Abducted to Japan: Hundreds of American Children Taken

Japanese mother tells ABC News how easy it was to flee with her American son.

ByABC News
February 11, 2011, 8:09 PM

TOKYO, Feb. 16, 2011— -- A bold-faced lie and a fake name for her child, was all it took for a Japanese mother to abduct her American son to her native country.

"It was very easy to me," she said.

The 37-year-old mother, who detailed the 2008 abduction of her child away from his American father under the condition that her name not be used, told ABC News that she knowingly lied to obtain new passports to get out of the country and that, to her knowledge, no one at the Japanese consulate made any effort to make sure she was telling the truth.

"They just, how do you say, didn't notice," she said, even laughing as she talked about outsmarting the system. "Maybe it was just kind of lucky."

The story provides a rare, inside look at a frustrating diplomatic tangle been two political allies who have spent years in discussions which have produced little action.

The woman's son, Wayne Sawyer, an energetic 4-year-old boy who now speaks virtually no English, is one of hundreds of American children taken to Japan by a parent who seeks refuge in the government's refusal to recognize U.S. child custody laws.

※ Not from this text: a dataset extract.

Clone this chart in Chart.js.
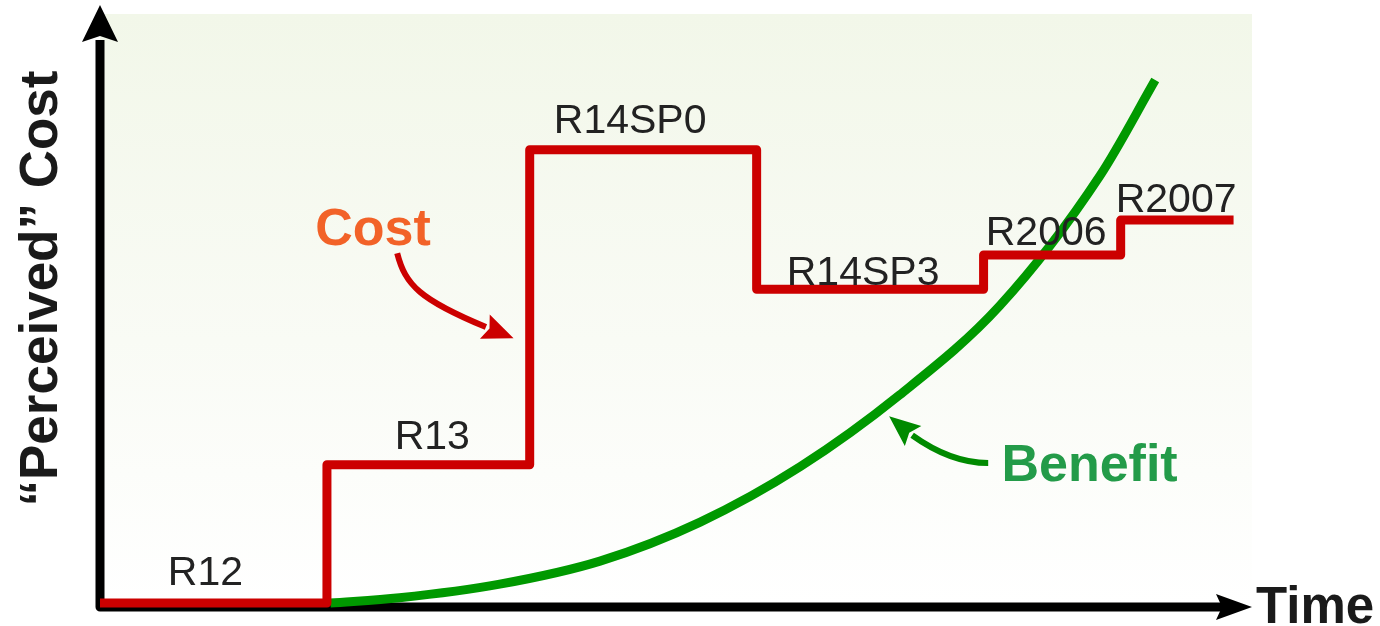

"You wonder, 'What's he going to think?'" Wayne's father, 47-year-old Scott Sawyer said. "He can't fight back. I'm a grown adult. I can fight back. I can go to Congress. I can do all these things, and fight for him. I'm not the victim here. He is. Every child who's been kidnapped is a victim here."

Among the circles of left-behind parents in the U.S., many of them fathers, Japan is known as a safe haven for parental abductions. Once in Japan, the parent who abducted the child is protected by their government's unwillingness to sign the Hague Convention, a treaty that provides for the return of abducted children to the other parent.

The State Department has tried for years to negotiate Japan's signature on the Hague Convention and to try and resolve some of the 321 cases that have been filed with the department during the last 17 years. But not one child has ever been returned to the U.S. from Japan through diplomatic measures.

"That lack of enforcement makes Japan more than just a haven," said Navy Cdr. Paul Toland, whose 8-year-old daughter was abducted as an infant, "it makes it a black hole from which no child has ever returned."

"People want to see action and I don't think it's going to move, if it will ever move as quickly as the left behind parents want it to," said Janice Jacobs, assistant secretary of state for consular affairs.

The State Department, she said, knows the fathers feel ignored.

"Frankly, I don't think that there's anything we can do short of returning their children that is going to be enough," she said.

"It's extremely discouraging," said Brian Prager of New York, who's 5-year-old son Rui was abducted just eight months ago "All of my memories of him are extremely fresh. I can still smell his hair and remember what it's like to kiss him on the neck and carry him to school."

According to Jacobs, President Obama and Secretary of State Hillary Clinton, as well as the Japanese Ministry of Foreign Affairs, are well aware of the hundreds of children residing in Japan while the parents left behind – who often have full custody – wait in anguish a half a world away.

"It's a perfect storm of failure at every level of government on this," said Sawyer, an American father whose child was taken.

"It should not be a diplomatic issue. We have laws that need to be enforced," he said. "My child should not be in Japan, and is in Japan as a result of criminal activity. And that's what has to be straightened out here. It's not for a diplomat to go and decide that."

In the case of Sawyer's ex-wife, she admitted to ABC News that she told the Consulate General of Japan in San Francisco that she lost her Japanese passport, when in reality, she had surrendered it in accordance with a U.S. court order.

Though the mother initially declined to tell ABC News how she got the passport for her son – saying she would release the information when he was an adult – she eventually admitted to using the fake name. Documents obtained by ABC News show she requested Wayne's passport using the first name Issa, a name that Sawyer says has never been associated with the boy. She used her maiden name as his last name.

The Japanese Consulate in San Francisco told ABC News that they only issue passports to minors with the consent of both parents.

"When we issue passports to Japanese minors, we will explain to applicants that a passport will be issued when an application is submitted with consent of both parents, and that is against the United States law for a parent to take a child out of the country without consent of the other parent who has the custody of the child. We thus take strict measures in checking on the consent of both parents on the application before issuing passports."

Click here to read the full letter. Click here to read the Japanese Consulate's flier regarding passports.

Still Wayne's mother was able to get one for him.

This could be more than a diplomatic issue. ABC News showed Jacobs, the assistant secretary of state, a video of Sawyer's wife admitting to lying and using a fake name to get passports for herself and her son.

Asked if lying to get a passport could present a national security threat, Jacobs nodded and replied, "That could be."

"It certainly doesn't make me happy," she said.